DATA EXCERPT:
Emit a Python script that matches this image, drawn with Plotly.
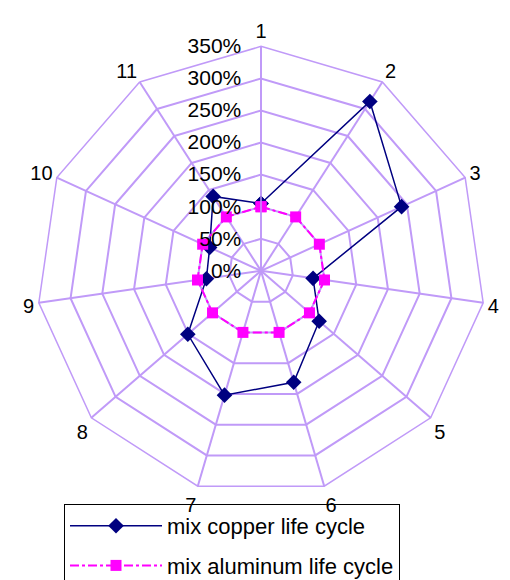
import plotly.graph_objects as go

categories = ["1", "2", "3", "4", "5", "6", "7", "8", "9", "10", "11"]
copper = [105, 314, 241, 82, 120, 181, 202, 151, 86, 88, 138]
aluminum = [100, 100, 100, 100, 100, 100, 100, 100, 100, 100, 100]
radial_ticks = [0, 50, 100, 150, 200, 250, 300, 350]
radial_labels = [f"{v}%\u00a0\u00a0" for v in radial_ticks]

GRID = "#C09AF8"
FONT = "Liberation Sans, Arial, sans-serif"

fig = go.Figure()
fig.add_trace(go.Scatterpolar(
    r=copper + copper[:1], theta=categories + categories[:1],
    mode="lines+markers", name="mix copper life cycle",
    line=dict(color="#000080", width=1.5),
    marker=dict(symbol="diamond", size=12, color="#000080"),
    legendgroup="a",
))
fig.add_trace(go.Scatterpolar(
    r=aluminum + aluminum[:1], theta=categories + categories[:1],
    mode="lines+markers", name="mix aluminum life cycle",
    line=dict(color="#FF00FF", width=2, dash="dashdot"),
    marker=dict(symbol="square", size=11, color="#FF00FF"),
    legendgroup="b",
))

fig.update_layout(
    width=510, height=580,
    margin=dict(l=0, r=0, t=0, b=0),
    paper_bgcolor="white",
    font=dict(family=FONT, size=20, color="black"),
    polar=dict(
        domain=dict(x=[25/510, 481/510], y=[85/580, 541/580]),
        bgcolor="white",
        gridshape="linear",
        angularaxis=dict(
            type="category", categoryarray=categories,
            rotation=90, direction="clockwise",
            showline=True, linecolor=GRID, linewidth=1.5,
            gridcolor=GRID, gridwidth=1.5,
            ticks="", tickfont=dict(size=20),
        ),
        radialaxis=dict(
            range=[0, 350], tickvals=radial_ticks, ticktext=radial_labels,
            angle=90, tickangle=90, side="counterclockwise",
            showline=True, linecolor=GRID, linewidth=1.5,
            gridcolor=GRID, gridwidth=1.5,
            ticks="", tickfont=dict(size=21),
        ),
    ),
    showlegend=True,
    legend=dict(
        x=56/510, y=(580-504)/580, xanchor="left", yanchor="top",
        bordercolor="black", borderwidth=1, bgcolor="rgba(255,255,255,0)",
        font=dict(size=22), tracegroupgap=8, traceorder="grouped",
        itemwidth=92,
    ),
)

fig.write_html("out.html")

WHAT YOU ARE ASKED TO DO:
The pictures should not be reproduced; quote all of the other material exactly.

SOLVED EXERCISE:
Emit a Python script that matches this image, drawn with Plotly.
import plotly.graph_objects as go

categories = ["1", "2", "3", "4", "5", "6", "7", "8", "9", "10", "11"]
copper = [105, 314, 241, 82, 120, 181, 202, 151, 86, 88, 138]
aluminum = [100, 100, 100, 100, 100, 100, 100, 100, 100, 100, 100]
radial_ticks = [0, 50, 100, 150, 200, 250, 300, 350]
radial_labels = [f"{v}%\u00a0\u00a0" for v in radial_ticks]

GRID = "#C09AF8"
FONT = "Liberation Sans, Arial, sans-serif"

fig = go.Figure()
fig.add_trace(go.Scatterpolar(
    r=copper + copper[:1], theta=categories + categories[:1],
    mode="lines+markers", name="mix copper life cycle",
    line=dict(color="#000080", width=1.5),
    marker=dict(symbol="diamond", size=12, color="#000080"),
    legendgroup="a",
))
fig.add_trace(go.Scatterpolar(
    r=aluminum + aluminum[:1], theta=categories + categories[:1],
    mode="lines+markers", name="mix aluminum life cycle",
    line=dict(color="#FF00FF", width=2, dash="dashdot"),
    marker=dict(symbol="square", size=11, color="#FF00FF"),
    legendgroup="b",
))

fig.update_layout(
    width=510, height=580,
    margin=dict(l=0, r=0, t=0, b=0),
    paper_bgcolor="white",
    font=dict(family=FONT, size=20, color="black"),
    polar=dict(
        domain=dict(x=[25/510, 481/510], y=[85/580, 541/580]),
        bgcolor="white",
        gridshape="linear",
        angularaxis=dict(
            type="category", categoryarray=categories,
            rotation=90, direction="clockwise",
            showline=True, linecolor=GRID, linewidth=1.5,
            gridcolor=GRID, gridwidth=1.5,
            ticks="", tickfont=dict(size=20),
        ),
        radialaxis=dict(
            range=[0, 350], tickvals=radial_ticks, ticktext=radial_labels,
            angle=90, tickangle=90, side="counterclockwise",
            showline=True, linecolor=GRID, linewidth=1.5,
            gridcolor=GRID, gridwidth=1.5,
            ticks="", tickfont=dict(size=21),
        ),
    ),
    showlegend=True,
    legend=dict(
        x=56/510, y=(580-504)/580, xanchor="left", yanchor="top",
        bordercolor="black", borderwidth=1, bgcolor="rgba(255,255,255,0)",
        font=dict(size=22), tracegroupgap=8, traceorder="grouped",
        itemwidth=92,
    ),
)

fig.write_html("out.html")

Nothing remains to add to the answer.